__The exercise__
Reproduce the listing below exactly, beginning with its first line and ending with the line that holds "fontsize=13.5, zorder=4, clip_on=False)"; pictures are not part of the copy.

__Given material__

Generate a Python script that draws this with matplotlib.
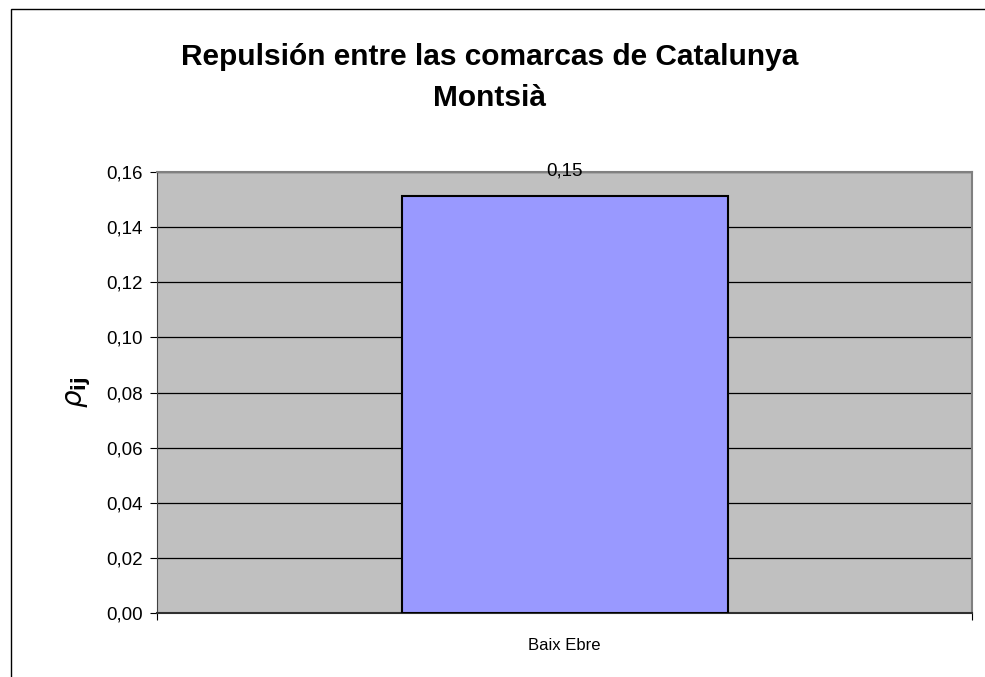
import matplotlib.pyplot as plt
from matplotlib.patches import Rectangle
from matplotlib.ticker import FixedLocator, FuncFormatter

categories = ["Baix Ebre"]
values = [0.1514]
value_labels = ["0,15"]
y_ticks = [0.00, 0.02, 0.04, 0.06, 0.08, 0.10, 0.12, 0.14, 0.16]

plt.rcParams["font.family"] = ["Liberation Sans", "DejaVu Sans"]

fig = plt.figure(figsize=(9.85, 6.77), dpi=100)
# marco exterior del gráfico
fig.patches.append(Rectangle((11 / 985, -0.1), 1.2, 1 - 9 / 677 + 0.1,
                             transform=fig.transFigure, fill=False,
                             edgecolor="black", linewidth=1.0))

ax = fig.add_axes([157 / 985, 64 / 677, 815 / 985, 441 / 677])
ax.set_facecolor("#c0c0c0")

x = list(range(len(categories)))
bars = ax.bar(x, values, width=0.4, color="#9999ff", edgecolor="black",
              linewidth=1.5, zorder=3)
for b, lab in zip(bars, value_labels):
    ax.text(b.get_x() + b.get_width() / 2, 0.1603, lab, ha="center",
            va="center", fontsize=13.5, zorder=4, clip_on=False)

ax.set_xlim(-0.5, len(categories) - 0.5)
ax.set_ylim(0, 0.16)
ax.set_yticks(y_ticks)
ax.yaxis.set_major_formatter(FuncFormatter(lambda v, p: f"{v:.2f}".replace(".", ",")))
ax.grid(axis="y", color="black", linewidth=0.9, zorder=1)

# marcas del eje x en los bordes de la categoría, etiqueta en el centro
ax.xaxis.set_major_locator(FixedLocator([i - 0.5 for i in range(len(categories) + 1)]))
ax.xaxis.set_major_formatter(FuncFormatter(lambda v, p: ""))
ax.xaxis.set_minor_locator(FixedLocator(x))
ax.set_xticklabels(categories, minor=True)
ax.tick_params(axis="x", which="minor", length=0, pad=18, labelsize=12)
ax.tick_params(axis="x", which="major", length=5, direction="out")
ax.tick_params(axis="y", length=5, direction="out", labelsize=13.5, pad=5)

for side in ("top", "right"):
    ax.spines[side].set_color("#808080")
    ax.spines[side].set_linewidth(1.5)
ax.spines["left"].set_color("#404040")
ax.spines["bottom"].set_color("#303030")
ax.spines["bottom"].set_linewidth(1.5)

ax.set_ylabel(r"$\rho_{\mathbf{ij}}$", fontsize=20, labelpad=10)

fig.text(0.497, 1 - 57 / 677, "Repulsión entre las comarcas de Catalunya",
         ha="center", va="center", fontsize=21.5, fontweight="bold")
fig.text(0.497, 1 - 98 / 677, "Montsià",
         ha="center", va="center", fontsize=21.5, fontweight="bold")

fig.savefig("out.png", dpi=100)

__Written solution__
Generate a Python script that draws this with matplotlib.
import matplotlib.pyplot as plt
from matplotlib.patches import Rectangle
from matplotlib.ticker import FixedLocator, FuncFormatter

categories = ["Baix Ebre"]
values = [0.1514]
value_labels = ["0,15"]
y_ticks = [0.00, 0.02, 0.04, 0.06, 0.08, 0.10, 0.12, 0.14, 0.16]

plt.rcParams["font.family"] = ["Liberation Sans", "DejaVu Sans"]

fig = plt.figure(figsize=(9.85, 6.77), dpi=100)
# marco exterior del gráfico
fig.patches.append(Rectangle((11 / 985, -0.1), 1.2, 1 - 9 / 677 + 0.1,
                             transform=fig.transFigure, fill=False,
                             edgecolor="black", linewidth=1.0))

ax = fig.add_axes([157 / 985, 64 / 677, 815 / 985, 441 / 677])
ax.set_facecolor("#c0c0c0")

x = list(range(len(categories)))
bars = ax.bar(x, values, width=0.4, color="#9999ff", edgecolor="black",
              linewidth=1.5, zorder=3)
for b, lab in zip(bars, value_labels):
    ax.text(b.get_x() + b.get_width() / 2, 0.1603, lab, ha="center",
            va="center", fontsize=13.5, zorder=4, clip_on=False)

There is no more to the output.